Der Mann kam der Bitte nach, löste die Handbremse des Fahrzeuges und bewegte den Wagen um einen halben Meter. Doch, wie der Zufall es so will: Just in diesem Moment kam eine Polizeistreife vorbei! Und den Polizisten im Streifenwagen war der Mann bestens bekannt. Sie wussten, dass dieser kein Auto fahren durfte. Denn der Mann, der sich nun vor Gericht verantworten musste, stand unter laufender Bewährung. Wegen eines Drogendeliktes, Körperverletzung und Fahren ohne Fahrerlaubnis war er zu zweieinhalb Jahren Haft verurteilt worden und die Vollstreckung der Strafe war lediglich zur Bewährung ausgesetzt worden.

Die Rechtslage ist in diesem Fall umstritten. Die Frage, ob zum Fahren nicht auch das Zünden des Motors dazu gehört, wurde in vorliegenden Fall nicht ausdiskutiert. Das Starten des Motors wäre auch nicht das entscheidende Kriterium, ob in diesem Fall ein Führen des Fahrzeuges vorliegt. Denn laut allgemeiner Rechtsprechung führt ein Fahrzeug, wer das Fahrzeug in Bewegung setzt oder es dabei mithilfe technischer Vorrichtungen lenkt.[2]

Starten des Motors nicht entscheidend

Dies hat der Bundesgerichtshof (BGH) schon 1960 in einem Urteil nochmals präsizisiert: Auch wer ein Fahrzeug nur zum Zwecke des Standortwechsels bewege – auch im Fall, daß es vorher nicht mit motorischer Kraft bewegt worden ist und der Fahrer auch nicht die Absicht oder die Möglichkeit gehabt habe, den Motor anzulassen, liege ein Führen des Fahrzeuges vor.[3]

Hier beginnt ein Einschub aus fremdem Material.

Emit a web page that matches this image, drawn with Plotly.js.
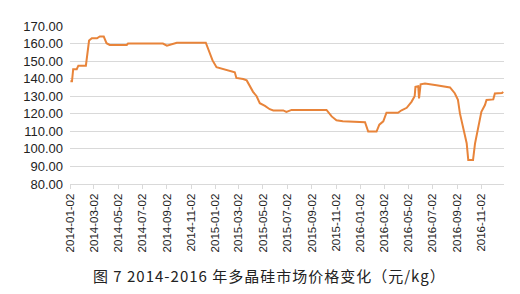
<!DOCTYPE html>
<html>
<head>
<meta charset="utf-8">
<script src="https://cdn.plot.ly/plotly-3.0.1.min.js"></script>
<style>
html,body{margin:0;padding:0;background:#fff;}
#chart{width:520px;height:294px;}
#chart .annotation-text{letter-spacing:1px;}
</style>
</head>
<body>
<div id="chart"></div>
<script>
const dates = [
 '2014-01-02','2014-01-06','2014-01-09','2014-01-18','2014-01-22','2014-02-10','2014-02-18','2014-02-25',
 '2014-03-10','2014-03-17','2014-03-27','2014-04-03','2014-04-11','2014-05-24','2014-05-27','2014-08-23',
 '2014-09-02','2014-09-17','2014-09-27','2014-12-09','2014-12-17','2014-12-26','2015-01-05','2015-01-22',
 '2015-02-03','2015-02-20','2015-02-24','2015-03-13','2015-03-22','2015-03-30','2015-04-07','2015-04-16',
 '2015-04-24','2015-05-07','2015-05-19','2015-05-28','2015-06-22','2015-06-30','2015-07-13','2015-10-09',
 '2015-10-22','2015-11-03','2015-11-19','2016-01-14','2016-01-22','2016-02-12','2016-02-19','2016-02-29',
 '2016-03-08','2016-04-06','2016-04-15','2016-04-28','2016-05-10','2016-05-18','2016-05-20','2016-05-27',
 '2016-05-29','2016-06-02','2016-06-13','2016-07-12','2016-08-06','2016-08-15','2016-08-27','2016-09-04',
 '2016-09-09','2016-09-17','2016-09-26','2016-09-30','2016-10-12','2016-10-17','2016-10-25','2016-11-02',
 '2016-11-11','2016-11-15','2016-12-02','2016-12-06','2016-12-24','2016-12-27'
];
const prices = [
 138.5,138.5,145.4,145.4,147.4,147.4,161.7,163.0,
 163.0,164.0,164.0,160.2,159.2,159.2,160.0,160.0,
 158.8,160.0,160.5,160.5,155.7,150.4,146.5,145.5,
 144.5,143.6,140.4,139.8,139.0,136.0,132.5,130.0,
 126.0,124.5,122.6,121.9,121.9,121.1,122.2,122.2,
 118.5,116.3,115.8,115.2,109.9,109.9,113.8,115.7,
 120.6,120.6,122.0,123.4,126.8,130.0,135.3,135.7,
 128.7,136.8,137.2,136.3,135.3,135.0,131.7,127.9,
 120.2,112.7,103.2,93.7,93.7,103.0,112.7,121.1,
 125.0,127.9,128.2,131.6,131.8,132.5
];
const tickDates = ['2014-01-02','2014-03-02','2014-05-02','2014-07-02','2014-09-02','2014-11-02',
 '2015-01-02','2015-03-02','2015-05-02','2015-07-02','2015-09-02','2015-11-02',
 '2016-01-02','2016-03-02','2016-05-02','2016-07-02','2016-09-02','2016-11-02'];
const chartTitle = '图 7 2014-2016 年多晶硅市场价格变化（元/kg）';

const trace = {
  x: dates, y: prices, type: 'scatter', mode: 'lines',
  line: {color: '#E8843A', width: 2}, hoverinfo: 'skip'
};
const layout = {
  width: 520, height: 294,
  margin: {l: 70, r: 16, t: 26, b: 110},
  paper_bgcolor: '#fff', plot_bgcolor: '#fff',
  showlegend: false,
  font: {family: 'Liberation Sans, Arial, sans-serif', color: '#222'},
  xaxis: {
    type: 'date', range: ['2014-01-01', '2016-12-29'],
    tickvals: tickDates, ticktext: tickDates, tickangle: -90,
    tickfont: {size: 11.5, color: '#222'},
    showgrid: false, zeroline: false,
    showline: true, linecolor: '#d9d9d9', linewidth: 1,
    ticks: 'outside', ticklen: 4, tickcolor: '#d9d9d9'
  },
  yaxis: {
    range: [80, 170], dtick: 10, tick0: 80, tickformat: '.2f',
    tickfont: {size: 13, color: '#222'},
    showgrid: true, gridcolor: '#d9d9d9', gridwidth: 1,
    zeroline: false, showline: false, ticks: '', ticklabelstandoff: 6
  },
  annotations: [{
    text: chartTitle, xref: 'paper', yref: 'paper',
    x: 0.46, y: -0.58, xanchor: 'center', yanchor: 'middle', showarrow: false,
    font: {family: 'Noto Sans CJK SC, sans-serif', size: 15, color: '#222'}
  }]
};
Plotly.newPlot('chart', [trace], layout, {staticPlot: true, displayModeBar: false});
</script>
</body>
</html>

Zwar hatte das Amtsgericht Heidelberg den damals verhandelten Fall anders gesehen und einen führerscheinlosen Mann, der ein Fahrzeug in eine Parkbucht rollen ließ, um die Straße frei zu machen, noch freigesprochen. Denn der Richter in Heidelberg war der Ansicht, dass das „Führen eines Kraftfahrzeugs” eine Teilnahme am Verkehr unter bestimmungsmäßiger Verwendung der Motorkraft voraussetze. Das Oberlandesgericht Karlsruhe jedoch mochte dieses Urteil in der Revision verwerfen und legte es dem Bundesgerichtshof zur Beurteilung vor.

Auch die Länge der zurückgelegten Strecke (in jenem Fall waren es gerade einmal acht bis zehn Meter) sei laut BGH unerheblich für die Feststellung, ob jemand ein Kraftfahrzeug „geführt” habe oder nicht. Ebenso sei der Beweggrund oder der Zweck der Fortbewegung (etwa wie hier zu dem Zweck, um anderen Kraftfahrzeugen die Durchfahrt zu ermöglichen) vollends belanglos.

Der Mann, der sich nun vor der Amtsgericht Meschede verantworten musste, hatte hingegen noch einmal Glück. Denn der Richter stellte das Verfahren gegen eine Geldauflage von 500 Euro  vorläufig ein. Und der Mann musste nicht in Haft.

Einzelnachweise:

[1] Westfalenpost: „Freienohl: Streit um gelöste Handbremse landet vor Gericht“, in: wp.de vom 1. Dezember 2019, Abruf am 2. Dezember 2019.

[2] Verkehrslexikon: „Führen eines Fahrzeugs“, in: verkehrslexikon.de, Abruf am 2. Dezember 2019.

[3] Bundesgerichtshof BGH: „Beschluss Az.: 4 StR 55/60“, in: reseach.wolterskluwer-online.de vom 29. März 1960, Abruf am 2. Dezember 2019.